Evidence accumulated over the last ten years shows how little benefit these screening tests actually provide. Although not a total wash, widespread screening helps in very small numbers, not worth the risk or cost. One study has concluded that $5.2 million must be spent on screening to prevent one prostate cancer death, and the authors pointed out that that numbers is probably even higher than that when including all costs.

Despite the growing evidence, changing the early detection screening paradigm will not be easy. When doctors are groomed in a culture of prevention (at least according to the obsolete medical model still dominating western health care), no matter how convoluted the version, and that culture then seeps into the mainstream consciousness to such a degree that the public expects diagnostic screening, it will be a difficult hill to climb to change things. No matter how erroneous the principle behind wide-spread cancer screening, in terms of practicality for doctors, weaning the public, getting over the fears of legal liability and just breaking habit will take time.

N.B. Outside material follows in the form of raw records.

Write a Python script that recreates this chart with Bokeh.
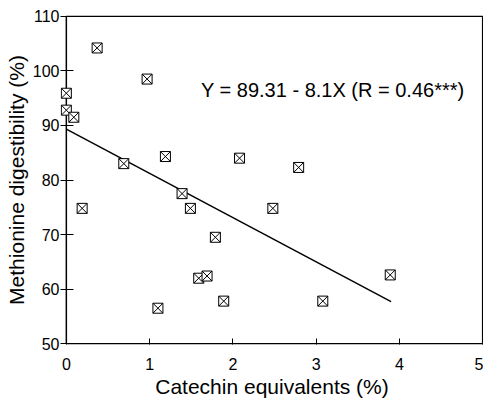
from bokeh.plotting import figure
from bokeh.models import Range1d, FixedTicker, Label
from bokeh.embed import file_html
from bokeh.resources import INLINE

# Data
catechin = [0.0, 0.0, 0.09, 0.19, 0.37, 0.69, 0.97, 1.10, 1.19, 1.39, 1.49, 1.59,
            1.69, 1.79, 1.89, 2.08, 2.48, 2.79, 3.08, 3.89]
digest = [95.9, 92.8, 91.5, 74.8, 104.2, 83.0, 98.5, 56.5, 84.3, 77.5, 74.8, 62.0,
          62.4, 69.5, 57.8, 84.0, 74.8, 82.3, 57.8, 62.6]

intercept = 89.31
slope = -8.1
fit_x = [0.0, 3.9]
fit_y = [intercept + slope * v for v in fit_x]

x_ticks = [0, 1, 2, 3, 4, 5]
y_ticks = [50, 60, 70, 80, 90, 100, 110]
x_min, x_max = 0, 5
y_min, y_max = 50, 110
equation = "Y = 89.31 - 8.1X (R = 0.46***)"

FONT = "Liberation Sans"

# small padding so markers at x=0 and the box lines are not clipped by the frame
p = figure(width=483, height=400, output_backend="svg", toolbar_location=None,
           x_range=Range1d(x_min - 0.07, x_max + 0.01),
           y_range=Range1d(y_min - 0.15, y_max + 0.15),
           min_border_left=60, min_border_top=15, min_border_bottom=55, min_border_right=0)
p.grid.visible = False
p.outline_line_color = None
p.background_fill_color = "white"

xa = p.xaxis[0]
xa.ticker = FixedTicker(ticks=x_ticks)
xa.axis_label = "Catechin equivalents (%)"
xa.axis_line_color = None
xa.major_tick_line_color = "black"
xa.major_tick_line_width = 1
xa.major_tick_in = 6
xa.major_tick_out = 0
xa.minor_tick_line_color = None
xa.major_label_standoff = 13
xa.axis_label_standoff = 2
xa.major_label_text_font = FONT
xa.major_label_text_font_size = "16px"
xa.major_label_text_line_height = 1.0
xa.axis_label_text_font = FONT
xa.axis_label_text_font_size = "21px"
xa.axis_label_text_line_height = 1.0
xa.axis_label_text_font_style = "normal"
xa.axis_label_text_color = "black"
xa.major_label_text_color = "black"

ya = p.yaxis[0]
ya.ticker = FixedTicker(ticks=y_ticks)
ya.axis_label = "Methionine digestibility (%)"
ya.axis_line_color = None
ya.major_tick_line_color = "black"
ya.major_tick_line_width = 1
ya.major_tick_in = 13
ya.major_tick_out = 0
ya.minor_tick_line_color = None
ya.major_label_standoff = 1
ya.axis_label_standoff = 2
ya.major_label_text_font = FONT
ya.major_label_text_font_size = "16px"
ya.axis_label_text_font = FONT
ya.axis_label_text_font_size = "21px"
ya.axis_label_text_font_style = "normal"
ya.axis_label_text_color = "black"
ya.major_label_text_color = "black"

# plot box from x=0..5, y=50..110
p.quad(left=[x_min], right=[x_max], bottom=[y_min], top=[y_max],
       fill_color=None, line_color="black", line_width=1.5)

p.line(fit_x, fit_y, line_color="black", line_width=1.5)
p.scatter(catechin, digest, marker="square_x", size=10, line_color="black",
          line_width=1, fill_color="white")

p.add_layout(Label(x=3.2, y=96.5, text=equation, text_align="center",
                   text_baseline="alphabetic", text_font=FONT, text_font_size="20px",
                   text_color="black"))

open("out.html", "w").write(file_html(p, INLINE))
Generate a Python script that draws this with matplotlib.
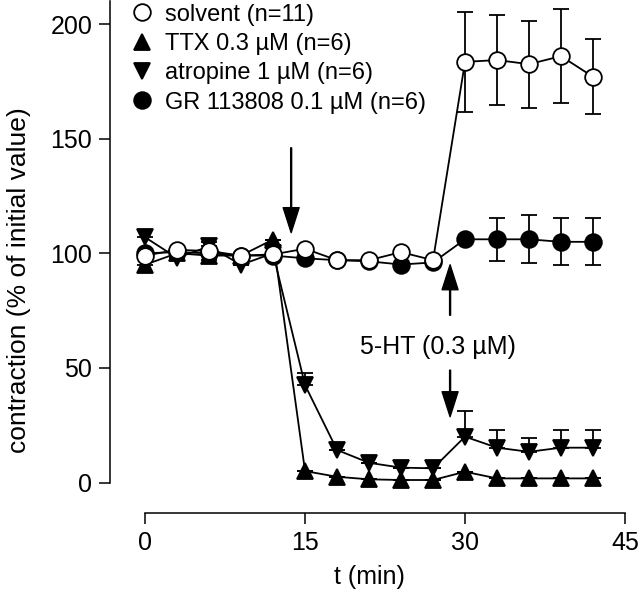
import numpy as np
import matplotlib
matplotlib.use("Agg")
import matplotlib.pyplot as plt
from matplotlib.lines import Line2D

plt.rcParams['font.family'] = ['Liberation Sans', 'DejaVu Sans']
plt.rcParams['font.size'] = 17

# time points (min)
t = [0, 3, 6, 9, 12, 15, 18, 21, 24, 27, 30, 33, 36, 39, 42]

# solvent (n=11), mean and symmetric error
solvent = [99, 101.5, 101, 99, 99.5, 102, 97, 97, 100.5, 97, 183.5, 184.3, 182.5, 186, 177]
solvent_err = [0, 0, 0, 0, 0, 0, 0, 0, 0, 0, 21.7, 19.7, 19, 20.6, 16.3]

# TTX 0.3 uM (n=6), error drawn downward
ttx = [95, 100, 99, 99, 106, 5, 2.5, 1.4, 1.1, 1.1, 4.7, 1.8, 1.8, 1.8, 1.8]
ttx_err = [3, 0, 2, 0, 0, 0, 0, 0, 0, 0, 0, 0, 0, 0, 0]

# atropine 1 uM (n=6), error drawn upward
atropine = [107, 98, 103, 95, 100, 42.5, 14.2, 8.6, 6.5, 6.2, 20, 15.2, 13.4, 15.2, 15.2]
atropine_err = [3, 0, 2, 0, 0, 5.1, 0, 0, 0, 0, 11.2, 7.7, 5.9, 7.7, 7.7]

# GR 113808 0.1 uM (n=6)
gr = [100, 100.5, 100, 99, 99, 97.8, 97, 96.5, 95.1, 96, 106.1, 106.1, 106.1, 105, 105]
gr_err = [0, 0, 0, 0, 0, 0, 0, 0, 0, 0, 0, 9.4, 10.4, 10.2, 10.3]

labels = ["solvent (n=11)", "TTX 0.3 µM (n=6)", "atropine 1 µM (n=6)",
          "GR 113808 0.1 µM (n=6)"]

fig = plt.figure(figsize=(6.4, 5.98), dpi=100)
ax = fig.add_axes([0.2266, 0.1931, 0.75, 0.805])

lw = 1.3
common = dict(color='black', lw=lw, elinewidth=lw, capsize=6, capthick=lw,
              markeredgecolor='black', markeredgewidth=lw, clip_on=False)

zero = np.zeros(len(t))
ax.errorbar(t, gr, yerr=[gr_err, gr_err], fmt='-o', ms=12,
            markerfacecolor='black', zorder=2, **common)
ax.errorbar(t, ttx, yerr=[ttx_err, zero], fmt='-^', ms=11,
            markerfacecolor='black', zorder=3, **common)
ax.errorbar(t, atropine, yerr=[zero, atropine_err], fmt='-v', ms=11,
            markerfacecolor='black', zorder=3, **common)
ax.errorbar(t, solvent, yerr=[solvent_err, solvent_err], fmt='-o', ms=12,
            markerfacecolor='white', zorder=4, **common)

for a in ax.get_children():
    if hasattr(a, 'set_clip_on'):
        a.set_clip_on(False)

ax.set_xlim(0, 45)
ax.set_ylim(0, 210)
ax.set_xticks([0, 15, 30, 45])
ax.set_yticks([0, 50, 100, 150, 200])
ax.spines['top'].set_visible(False)
ax.spines['right'].set_visible(False)
ax.spines['left'].set_position(('outward', 25))
ax.spines['bottom'].set_position(('outward', 22))
ax.spines['bottom'].set_bounds(0, 45)
ax.spines['left'].set_linewidth(1.1)
ax.spines['bottom'].set_linewidth(1.1)
ax.tick_params(direction='out', length=8, width=1.1, pad=5, labelsize=18)
ax.set_xlabel("t (min)", fontsize=18)
ax.set_ylabel("contraction (% of initial value)", fontsize=19)
ax.xaxis.set_label_coords(0.467, -0.172)
ax.yaxis.set_label_coords(-0.238, 0.42)

arrow = dict(facecolor='black', edgecolor='black', width=0.7, headwidth=11.5,
             headlength=18, shrink=0)
ax.annotate("", xy=(13.7, 109), xytext=(13.7, 146), arrowprops=arrow)
ax.annotate("", xy=(28.6, 95), xytext=(28.6, 73), arrowprops=arrow)
ax.annotate("", xy=(28.6, 28.7), xytext=(28.6, 49), arrowprops=arrow)
ax.text(27.5, 59.2, "5-HT (0.3 µM)", ha='center', va='center', fontsize=18)

handles = [
    Line2D([], [], ls='none', marker='o', ms=12, mfc='white', mec='black', mew=lw),
    Line2D([], [], ls='none', marker='^', ms=11, mfc='black', mec='black', mew=lw),
    Line2D([], [], ls='none', marker='v', ms=11, mfc='black', mec='black', mew=lw),
    Line2D([], [], ls='none', marker='o', ms=12, mfc='black', mec='black', mew=lw),
]
fig.legend(handles, labels, loc='upper left', bbox_to_anchor=(0.2035, 0.994),
           frameon=False, borderpad=0, borderaxespad=0, handlelength=1.0,
           handletextpad=0.47, labelspacing=0.31, fontsize=17)

fig.savefig("out.png", dpi=100)
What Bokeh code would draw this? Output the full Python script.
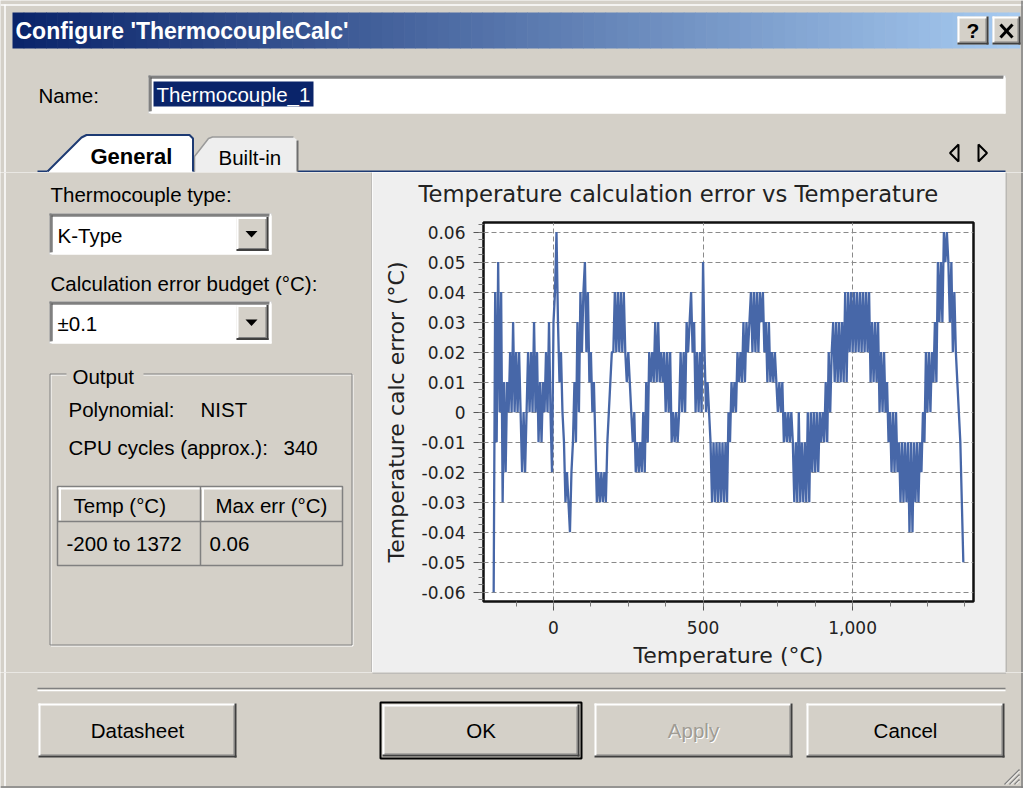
import numpy as np
from bokeh.plotting import figure
from bokeh.layouts import column, row
from bokeh.models import Range1d, SingleIntervalTicker, NumeralTickFormatter, Title
from bokeh.core.properties import value
from bokeh.embed import file_html
from bokeh.resources import INLINE

# ---------------- data ----------------
temps_c = list(range(-200, 1371, 5))          # sampling grid of the curve (°C)
err_centi = [                                  # calc error in 0.01 °C steps
    # -200 .. -105
    -6, 4, -1, 5, 0, 4, -3, 1, -2, 1, 0, 2, 0, 3, 0, 2, 0, 2, 0, -2,
    # -100 .. -5
    0, -2, 0, 2, 0, 2, 0, 3, 0, 2, -1, 1, -1, 1, 0, 2, 0, 3, 0, -2,
    # 0 .. 95
    3, 4, 6, 3, 1, 2, 0, -1, -3, -2, -3, -4, -2, -1, 1, -1, 3, 0, 4, 2,
    # 100 .. 195
    4, 5, 2, 4, 1, 2, 0, 1, -1, -3, -2, -3, -2, -3, -2, -3, -1, 0, 1, 2,
    # 200 .. 295
    2, 4, 2, 4, 2, 4, 2, 4, 2, 1, 2, 1, 0, -1, 0, -2, -1, -2, -1, -2,
    # 300 .. 395
    0, -2, 1, -1, 2, 1, 2, 1, 3, 1, 3, 1, 2, 1, 2, 0, 2, 0, 2, -1,
    # 400 .. 495
    0, -1, 0, -1, 0, 2, 0, 2, 0, 3, 2, 3, 4, 2, 3, 0, 2, 0, 2, 0,
    # 500 .. 595
    5, 2, 0, 1, 0, -1, -3, -1, -3, -1, -3, -1, -3, -1, -3, -1, -3, 0, -1, 1,
    # 600 .. 695
    0, 1, 0, 2, 1, 2, 1, 3, 1, 3, 2, 3, 4, 2, 4, 2, 4, 2, 4, 3,
    # 700 .. 795
    4, 2, 3, 1, 3, 1, 2, 1, 2, 1, 0, 1, 0, 1, -1, 0, -1, 0, -1, 0,
    # 800 .. 895
    -1, -3, -1, -3, 0, -3, -1, -3, -1, -3, 0, -3, 0, -2, 0, -2, 0, -2, 0, -1,
    # 900 .. 995
    0, -1, 1, -1, 2, 0, 2, 3, 1, 3, 1, 3, 1, 3, 1, 4, 1, 4, 2, 4,
    # 1000 .. 1095
    2, 4, 2, 4, 2, 4, 2, 4, 2, 4, 2, 4, 1, 3, 1, 3, 1, 3, 0, 2,
    # 1100 .. 1195
    0, 2, 0, 1, -1, 0, -2, 0, -2, 0, -2, -1, -3, -1, -3, -1, -3, -1, -4, -1,
    # 1200 .. 1295
    -4, -1, -3, -1, -3, -1, -2, 0, -1, 2, 0, 2, 0, 2, 1, 3, 1, 5, 3, 5,
    # 1300 .. 1370
    3, 6, 5, 6, 5, 3, 5, 2, 4, 2, 1, 0, -1, -3, -5,
]
err_c = [v / 100 for v in err_centi]

chart_title = "Temperature calculation error vs Temperature"
x_label = "Temperature (°C)"
y_label = "Temperature calc error (°C)"

window_title = "Configure 'ThermocoupleCalc'"
name_label = "Name:"
name_value = "Thermocouple_1"
tab_labels = ["General", "Built-in"]
tc_type_label = "Thermocouple type:"
tc_type_value = "K-Type"
budget_label = "Calculation error budget (°C):"
budget_value = "±0.1"
group_label = "Output"
poly_label, poly_value = "Polynomial:", "NIST"
cpu_label, cpu_value = "CPU cycles (approx.):", "340"
table_headers = ["Temp (°C)", "Max err (°C)"]
table_row = ["-200 to 1372", "0.06"]
button_labels = ["Datasheet", "OK", "Apply", "Cancel"]

# ---------------- styling helpers ----------------
FACE = "#D4D0C8"
DARK = "#404040"
SHADOW = "#808080"
UI = value("Liberation Sans")
UI_SIZE = "20.5px"


def panel(x0, x1, y0, y1, fill=FACE):
    f = figure(width=x1 - x0, height=y1 - y0,
               x_range=Range1d(x0, x1), y_range=Range1d(y1, y0),
               x_axis_type=None, y_axis_type=None, min_border=0,
               output_backend="svg", toolbar_location=None)
    f.outline_line_color = None
    f.background_fill_color = fill
    f.border_fill_color = fill
    f.frame_align = False
    return f


def seg(f, x0, y0, x1, y1, color, w=1.0):
    f.segment(x0=[x0], y0=[y0], x1=[x1], y1=[y1], line_color=color, line_width=w)


def box(f, l, t, r, b, fill, line=None, w=1.0):
    f.quad(left=[l], right=[r], top=[t], bottom=[b],
           fill_color=fill, line_color=line, line_width=w)


def txt(f, x, y, s, size=UI_SIZE, color="black", align="left", style="normal", font=UI):
    f.text(x=[x], y=[y], text=[s], text_font=font, text_font_size=size,
           text_color=color, text_align=align, text_baseline="middle",
           text_font_style=style)


def raised(f, l, t, r, b):
    box(f, l, t, r, b, FACE)
    seg(f, l, t + 1, r - 1, t + 1, "white", 2)
    seg(f, l + 1, t, l + 1, b - 1, "white", 2)
    seg(f, l, b - 1, r, b - 1, DARK, 2)
    seg(f, r - 1, t, r - 1, b, DARK, 2)
    seg(f, l + 2, b - 2.5, r - 2, b - 2.5, SHADOW, 1)
    seg(f, r - 2.5, t + 2, r - 2.5, b - 2, SHADOW, 1)


def sunken(f, l, t, r, b, fill="white"):
    box(f, l, t, r, b, fill)
    seg(f, l, t + 1, r, t + 1, SHADOW, 2)
    seg(f, l + 1, t, l + 1, b, SHADOW, 2)
    seg(f, l + 2, t + 2.5, r - 2, t + 2.5, DARK, 1)
    seg(f, l + 2.5, t + 2, l + 2.5, b - 2, DARK, 1)
    seg(f, l, b - 1, r, b - 1, "white", 2)
    seg(f, r - 1, t, r - 1, b, "white", 2)


def combo(f, t, b, label):
    yc = (t + b) / 2
    sunken(f, 49, t, 271, b)
    raised(f, 236, t + 3.5, 268, b - 3.5)
    f.patch(x=[245, 257, 251], y=[yc - 3, yc - 3, yc + 3.5], fill_color="black", line_color=None)
    txt(f, 57, yc + 1, label)


# ---------------- top strip: title bar, name, tabs ----------------
top = panel(0, 1023, 0, 172)
seg(top, 0, 4.5, 1023, 4.5, "white", 1.5)
seg(top, 4.5, 4, 4.5, 172, "white", 1.5)
seg(top, 1021.5, 0, 1021.5, 172, SHADOW, 1.5)
n = 90
xs = np.linspace(12, 1019, n + 1)
c0 = np.array([10, 36, 106])
c1 = np.array([166, 202, 240])
cols = ["#%02x%02x%02x" % tuple(int(round(v)) for v in c0 + (c1 - c0) * (i / (n - 1)))
        for i in range(n)]
top.quad(left=xs[:-1], right=xs[1:] + 0.6, top=12, bottom=48, fill_color=cols, line_color=None)
txt(top, 15, 30.5, window_title, size="23px", color="white", style="bold")
raised(top, 957, 16, 988, 44)
txt(top, 972.5, 30, "?", size="21px", style="bold", align="center")
raised(top, 992, 16, 1020, 44)
seg(top, 1000, 24, 1012, 37, "black", 3)
seg(top, 1012, 24, 1000, 37, "black", 3)

txt(top, 38, 95, name_label)
sunken(top, 148, 75, 1005, 113)
box(top, 153, 81, 313, 106, "#0A246A")
txt(top, 156, 94, name_value, color="white")

seg(top, 37, 171, 1005, 171, "#1D3A73", 2)
top.patch(x=[194, 194, 208, 212, 293, 297, 297], y=[172, 156, 138, 136.5, 136.5, 140, 172],
          fill_color="#EEEEEE", line_color=None)
top.line(x=[194, 194, 208, 212, 293], y=[171, 156, 138, 136.5, 136.5],
         line_color="#9A9A9A", line_width=1.5)
seg(top, 297, 140, 297, 171, "#6E6E6E", 2)
top.patch(x=[45, 81, 86, 189, 193, 193], y=[173, 137, 134.5, 134.5, 138.5, 173],
          fill_color="white", line_color=None)
top.line(x=[47, 81, 86, 189, 192.5, 192.5], y=[171, 137, 134.5, 134.5, 138, 171],
         line_color="#1D3A73", line_width=2)
txt(top, 90, 156, tab_labels[0], size="22px", style="bold")
txt(top, 218, 157, tab_labels[1])
top.patch(x=[958, 958, 949.5], y=[144, 161, 152.5], fill_color=None, line_color="black", line_width=2)
top.patch(x=[978, 978, 986.5], y=[144, 161, 152.5], fill_color=None, line_color="black", line_width=2)

# ---------------- left column ----------------
left = panel(0, 372, 172, 672)
seg(left, 4.5, 172, 4.5, 672, "white", 1.5)
txt(left, 50, 194, tc_type_label)
combo(left, 213, 254, tc_type_value)
txt(left, 50, 283, budget_label)
combo(left, 301, 343, budget_value)
left.quad(left=[50.5], right=[352.5], top=[374.5], bottom=[645.5],
          fill_color=None, line_color="white", line_width=1)
left.quad(left=[49.5], right=[351.5], top=[373.5], bottom=[644.5],
          fill_color=None, line_color=SHADOW, line_width=1)
box(left, 66, 366, 143, 381, FACE)
txt(left, 72, 376, group_label)
txt(left, 68, 409, poly_label)
txt(left, 200, 409, poly_value)
txt(left, 68, 447, cpu_label)
txt(left, 283, 447, cpu_value)
box(left, 57, 486, 342, 565, FACE, SHADOW, 1.5)
seg(left, 58, 488, 341, 488, "white", 2)
seg(left, 59.5, 487, 59.5, 520, "white", 2)
seg(left, 202.5, 488, 202.5, 520, "white", 2)
seg(left, 57, 521, 342, 521, SHADOW, 1.5)
seg(left, 200, 486, 200, 565, SHADOW, 1.5)
txt(left, 73, 505, table_headers[0])
txt(left, 215, 505, table_headers[1])
txt(left, 66, 543, table_row[0])
txt(left, 209, 543, table_row[1])
seg(left, 371.5, 172, 371.5, 672, "#A8A8A8", 1)

# ---------------- chart ----------------
chart = figure(width=633, height=500,
               x_range=Range1d(-234, 1404), y_range=Range1d(-0.0631, 0.0632),
               min_border_left=111, min_border_right=32, min_border_top=50, min_border_bottom=71,
               output_backend="svg", toolbar_location=None, title=chart_title)
chart.frame_align = False
chart.border_fill_color = "#EFEFEF"
chart.background_fill_color = "white"
chart.outline_line_color = "#111111"
chart.outline_line_width = 2.5
tt = chart.title
tt.text_font = "DejaVu Sans"
tt.text_font_size = "22.7px"
tt.text_font_style = "normal"
tt.text_color = "#222222"
tt.align = "left"
tt.offset = -65
tt.standoff = 8
# empty spacer between the title and the frame
chart.add_layout(Title(text=" ", text_font_size="8.5px", text_font="DejaVu Sans", standoff=0), "above")

xt = SingleIntervalTicker(interval=500, num_minor_ticks=4)
yt = SingleIntervalTicker(interval=0.01, num_minor_ticks=4)
chart.xaxis.ticker = xt
chart.xgrid.ticker = xt
chart.yaxis.ticker = yt
chart.ygrid.ticker = yt
chart.xaxis.formatter = NumeralTickFormatter(format="0,0")
chart.yaxis.formatter = NumeralTickFormatter(format="0.[00]")
chart.xaxis.axis_label = x_label
chart.yaxis.axis_label = y_label
for ax in (chart.xaxis[0], chart.yaxis[0]):
    ax.axis_line_color = None
    ax.major_tick_line_color = "#555555"
    ax.minor_tick_line_color = "#777777"
    ax.major_tick_in = 0
    ax.minor_tick_in = 0
    ax.major_label_text_font = "DejaVu Sans"
    ax.major_label_text_font_size = "17px"
    ax.major_label_text_color = "#222222"
    ax.axis_label_text_font = "DejaVu Sans"
    ax.axis_label_text_font_size = "22px"
    ax.axis_label_text_font_style = "normal"
    ax.axis_label_text_color = "#222222"
chart.xaxis.major_tick_out = 9
chart.xaxis.minor_tick_out = 5
chart.xaxis.major_label_standoff = 10
chart.xaxis.axis_label_standoff = 6
chart.yaxis.major_tick_out = 10
chart.yaxis.minor_tick_out = 5
chart.yaxis.major_label_standoff = 8
chart.yaxis.axis_label_standoff = 10
for g in (chart.xgrid[0], chart.ygrid[0]):
    g.grid_line_color = "#8A8A8A"
    g.grid_line_dash = "5 3"
    g.grid_line_width = 1
chart.line(x=temps_c, y=err_c, line_color="#4767A8", line_width=2.3)

# ---------------- right strip ----------------
right = panel(1005, 1023, 172, 672)
seg(right, 1005.5, 172, 1005.5, 672, "#A0A0A0", 1)
seg(right, 1021.5, 172, 1021.5, 672, SHADOW, 1.5)

# ---------------- bottom: separator and buttons ----------------
bot = panel(0, 1023, 672, 788)
seg(bot, 4.5, 672, 4.5, 786, "white", 1.5)
seg(bot, 1021.5, 672, 1021.5, 788, SHADOW, 1.5)
seg(bot, 0, 786.5, 1023, 786.5, SHADOW, 1.5)
seg(bot, 372, 672.5, 1005.5, 672.5, "#A8A8A8", 1)
seg(bot, 37, 688, 1005, 688, SHADOW, 1.5)
seg(bot, 37, 690, 1005, 690, "white", 1.5)
btn_spans = [(38, 236), (381, 580), (594, 792), (806, 1004)]
for (bl, br), lab in zip(btn_spans, button_labels):
    if lab == "OK":
        box(bot, bl - 1, 702, br + 1, 758, FACE, "black", 2)
        raised(bot, bl + 1, 704, br - 1, 756)
    else:
        raised(bot, bl, 703, br, 757)
    cx = (bl + br) / 2
    if lab == "Apply":
        txt(bot, cx + 1, 731, lab, color="white", align="center")
        txt(bot, cx, 730, lab, color="#A09C94", align="center")
    else:
        txt(bot, cx, 730, lab, align="center")
for k in range(3):
    seg(bot, 1004 + 5 * k, 784, 1019, 769 + 5 * k, SHADOW, 1.5)
    seg(bot, 1005.5 + 5 * k, 784, 1019, 770.5 + 5 * k, "white", 1)

layout = column(top, row(left, chart, right), bot)
open("out.html", "w").write(file_html(layout, INLINE))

I am personally pleased by this spark of light igniting in medicine. It is part of the new paradigm I have been pushing for the last decade. My message is not that medicine is bad, or that a great conspiracy by the pharmaceutical industry and greedy doctors is in play (although a small movement has formed today pushing just this notion), but that we are following a faulty paradigm in health care. Our emphasis over the last half-century has been to direct the processes of the body, which are normally controlled by Innate. And if I’ve said it once, I’ve said it a million times: The body knows how to run itself. Yes, it occasionally needs help, but not to the degree with which we apply medical intervention. The latest findings by the USPSTF, and the push toward decreasing some screening test is a step in the right direction.